### Data
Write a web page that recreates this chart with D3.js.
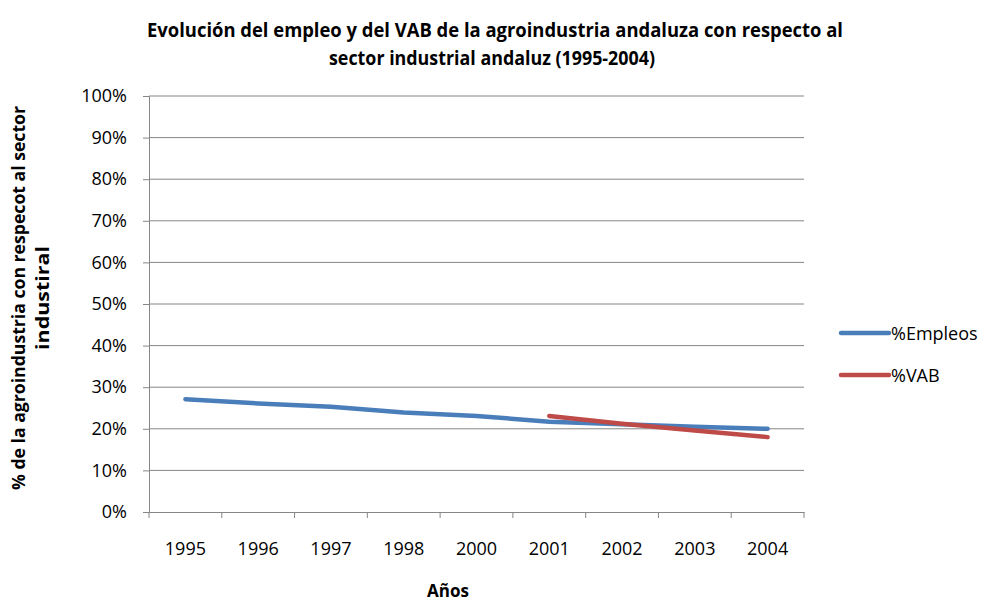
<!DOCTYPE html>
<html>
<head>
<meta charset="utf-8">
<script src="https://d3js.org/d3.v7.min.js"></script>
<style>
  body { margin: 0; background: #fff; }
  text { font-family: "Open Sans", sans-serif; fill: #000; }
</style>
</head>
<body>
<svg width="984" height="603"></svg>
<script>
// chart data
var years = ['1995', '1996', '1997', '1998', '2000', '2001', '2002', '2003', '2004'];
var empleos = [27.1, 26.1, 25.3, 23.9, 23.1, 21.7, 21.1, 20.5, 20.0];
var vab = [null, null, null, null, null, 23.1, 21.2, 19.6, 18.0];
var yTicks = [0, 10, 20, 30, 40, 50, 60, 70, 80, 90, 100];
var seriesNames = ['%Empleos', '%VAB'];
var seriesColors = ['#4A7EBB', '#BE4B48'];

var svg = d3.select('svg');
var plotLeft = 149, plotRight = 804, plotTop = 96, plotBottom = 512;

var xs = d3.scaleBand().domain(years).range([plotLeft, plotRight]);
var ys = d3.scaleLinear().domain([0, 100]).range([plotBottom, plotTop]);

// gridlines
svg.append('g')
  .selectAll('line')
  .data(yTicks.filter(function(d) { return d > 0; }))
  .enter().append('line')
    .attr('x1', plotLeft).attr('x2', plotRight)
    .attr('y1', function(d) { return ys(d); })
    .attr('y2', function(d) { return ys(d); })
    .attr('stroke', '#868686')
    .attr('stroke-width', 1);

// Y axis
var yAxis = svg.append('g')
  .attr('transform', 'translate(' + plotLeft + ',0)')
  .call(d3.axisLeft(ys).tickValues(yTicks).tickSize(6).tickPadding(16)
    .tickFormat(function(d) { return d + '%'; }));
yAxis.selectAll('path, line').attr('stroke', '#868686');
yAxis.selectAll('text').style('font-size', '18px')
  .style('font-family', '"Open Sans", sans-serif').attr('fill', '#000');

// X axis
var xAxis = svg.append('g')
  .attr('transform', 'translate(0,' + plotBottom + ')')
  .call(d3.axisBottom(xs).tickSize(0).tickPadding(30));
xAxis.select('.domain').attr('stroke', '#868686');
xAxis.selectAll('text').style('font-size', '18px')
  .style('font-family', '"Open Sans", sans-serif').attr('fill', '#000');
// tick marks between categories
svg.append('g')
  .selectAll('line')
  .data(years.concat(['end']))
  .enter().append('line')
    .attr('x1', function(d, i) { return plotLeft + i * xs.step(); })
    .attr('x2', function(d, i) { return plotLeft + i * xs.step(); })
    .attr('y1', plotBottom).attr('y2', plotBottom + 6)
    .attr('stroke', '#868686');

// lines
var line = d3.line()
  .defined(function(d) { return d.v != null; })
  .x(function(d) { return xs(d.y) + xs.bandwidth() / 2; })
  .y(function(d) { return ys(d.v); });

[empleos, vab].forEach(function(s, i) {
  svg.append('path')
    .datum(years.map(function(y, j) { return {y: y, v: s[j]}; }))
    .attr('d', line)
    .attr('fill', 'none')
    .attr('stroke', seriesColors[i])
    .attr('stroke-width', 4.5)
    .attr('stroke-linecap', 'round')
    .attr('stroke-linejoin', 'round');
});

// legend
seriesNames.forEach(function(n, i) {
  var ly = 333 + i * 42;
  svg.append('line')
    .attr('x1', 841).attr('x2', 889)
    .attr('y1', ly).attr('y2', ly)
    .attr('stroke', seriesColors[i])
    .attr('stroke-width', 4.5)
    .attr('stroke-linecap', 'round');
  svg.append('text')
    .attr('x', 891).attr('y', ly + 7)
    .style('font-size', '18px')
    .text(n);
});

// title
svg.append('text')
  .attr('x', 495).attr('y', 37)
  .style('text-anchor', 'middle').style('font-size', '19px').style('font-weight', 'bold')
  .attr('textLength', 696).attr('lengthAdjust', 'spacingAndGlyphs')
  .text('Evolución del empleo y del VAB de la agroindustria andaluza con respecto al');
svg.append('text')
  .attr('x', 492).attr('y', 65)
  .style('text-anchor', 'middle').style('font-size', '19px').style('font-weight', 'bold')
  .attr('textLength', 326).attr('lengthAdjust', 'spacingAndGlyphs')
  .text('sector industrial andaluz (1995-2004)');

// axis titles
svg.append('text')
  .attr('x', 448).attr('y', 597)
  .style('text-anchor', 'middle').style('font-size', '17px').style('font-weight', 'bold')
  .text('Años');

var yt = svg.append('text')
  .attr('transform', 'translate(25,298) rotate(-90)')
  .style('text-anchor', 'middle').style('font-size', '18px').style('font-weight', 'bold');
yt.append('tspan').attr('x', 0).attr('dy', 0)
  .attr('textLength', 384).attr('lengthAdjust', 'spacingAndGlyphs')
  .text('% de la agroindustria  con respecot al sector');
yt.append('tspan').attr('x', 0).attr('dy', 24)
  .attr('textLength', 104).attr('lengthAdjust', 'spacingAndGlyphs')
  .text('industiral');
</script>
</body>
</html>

### Goal
Reproduce the full listing faithfully, but do not carry over any pictures.

### Solution to the exercise
Write a web page that recreates this chart with D3.js.
<!DOCTYPE html>
<html>
<head>
<meta charset="utf-8">
<script src="https://d3js.org/d3.v7.min.js"></script>
<style>
  body { margin: 0; background: #fff; }
  text { font-family: "Open Sans", sans-serif; fill: #000; }
</style>
</head>
<body>
<svg width="984" height="603"></svg>
<script>
// chart data
var years = ['1995', '1996', '1997', '1998', '2000', '2001', '2002', '2003', '2004'];
var empleos = [27.1, 26.1, 25.3, 23.9, 23.1, 21.7, 21.1, 20.5, 20.0];
var vab = [null, null, null, null, null, 23.1, 21.2, 19.6, 18.0];
var yTicks = [0, 10, 20, 30, 40, 50, 60, 70, 80, 90, 100];
var seriesNames = ['%Empleos', '%VAB'];
var seriesColors = ['#4A7EBB', '#BE4B48'];

var svg = d3.select('svg');
var plotLeft = 149, plotRight = 804, plotTop = 96, plotBottom = 512;

var xs = d3.scaleBand().domain(years).range([plotLeft, plotRight]);
var ys = d3.scaleLinear().domain([0, 100]).range([plotBottom, plotTop]);

// gridlines
svg.append('g')
  .selectAll('line')
  .data(yTicks.filter(function(d) { return d > 0; }))
  .enter().append('line')
    .attr('x1', plotLeft).attr('x2', plotRight)
    .attr('y1', function(d) { return ys(d); })
    .attr('y2', function(d) { return ys(d); })
    .attr('stroke', '#868686')
    .attr('stroke-width', 1);

// Y axis
var yAxis = svg.append('g')
  .attr('transform', 'translate(' + plotLeft + ',0)')
  .call(d3.axisLeft(ys).tickValues(yTicks).tickSize(6).tickPadding(16)
    .tickFormat(function(d) { return d + '%'; }));
yAxis.selectAll('path, line').attr('stroke', '#868686');
yAxis.selectAll('text').style('font-size', '18px')
  .style('font-family', '"Open Sans", sans-serif').attr('fill', '#000');

// X axis
var xAxis = svg.append('g')
  .attr('transform', 'translate(0,' + plotBottom + ')')
  .call(d3.axisBottom(xs).tickSize(0).tickPadding(30));
xAxis.select('.domain').attr('stroke', '#868686');
xAxis.selectAll('text').style('font-size', '18px')
  .style('font-family', '"Open Sans", sans-serif').attr('fill', '#000');
// tick marks between categories
svg.append('g')
  .selectAll('line')
  .data(years.concat(['end']))
  .enter().append('line')
    .attr('x1', function(d, i) { return plotLeft + i * xs.step(); })
    .attr('x2', function(d, i) { return plotLeft + i * xs.step(); })
    .attr('y1', plotBottom).attr('y2', plotBottom + 6)
    .attr('stroke', '#868686');

// lines
var line = d3.line()
  .defined(function(d) { return d.v != null; })
  .x(function(d) { return xs(d.y) + xs.bandwidth() / 2; })
  .y(function(d) { return ys(d.v); });

[empleos, vab].forEach(function(s, i) {
  svg.append('path')
    .datum(years.map(function(y, j) { return {y: y, v: s[j]}; }))
    .attr('d', line)
    .attr('fill', 'none')
    .attr('stroke', seriesColors[i])
    .attr('stroke-width', 4.5)
    .attr('stroke-linecap', 'round')
    .attr('stroke-linejoin', 'round');
});

// legend
seriesNames.forEach(function(n, i) {
  var ly = 333 + i * 42;
  svg.append('line')
    .attr('x1', 841).attr('x2', 889)
    .attr('y1', ly).attr('y2', ly)
    .attr('stroke', seriesColors[i])
    .attr('stroke-width', 4.5)
    .attr('stroke-linecap', 'round');
  svg.append('text')
    .attr('x', 891).attr('y', ly + 7)
    .style('font-size', '18px')
    .text(n);
});

// title
svg.append('text')
  .attr('x', 495).attr('y', 37)
  .style('text-anchor', 'middle').style('font-size', '19px').style('font-weight', 'bold')
  .attr('textLength', 696).attr('lengthAdjust', 'spacingAndGlyphs')
  .text('Evolución del empleo y del VAB de la agroindustria andaluza con respecto al');
svg.append('text')
  .attr('x', 492).attr('y', 65)
  .style('text-anchor', 'middle').style('font-size', '19px').style('font-weight', 'bold')
  .attr('textLength', 326).attr('lengthAdjust', 'spacingAndGlyphs')
  .text('sector industrial andaluz (1995-2004)');

// axis titles
svg.append('text')
  .attr('x', 448).attr('y', 597)
  .style('text-anchor', 'middle').style('font-size', '17px').style('font-weight', 'bold')
  .text('Años');

var yt = svg.append('text')
  .attr('transform', 'translate(25,298) rotate(-90)')
  .style('text-anchor', 'middle').style('font-size', '18px').style('font-weight', 'bold');
yt.append('tspan').attr('x', 0).attr('dy', 0)
  .attr('textLength', 384).attr('lengthAdjust', 'spacingAndGlyphs')
  .text('% de la agroindustria  con respecot al sector');
yt.append('tspan').attr('x', 0).attr('dy', 24)
  .attr('textLength', 104).attr('lengthAdjust', 'spacingAndGlyphs')
  .text('industiral');
</script>
</body>
</html>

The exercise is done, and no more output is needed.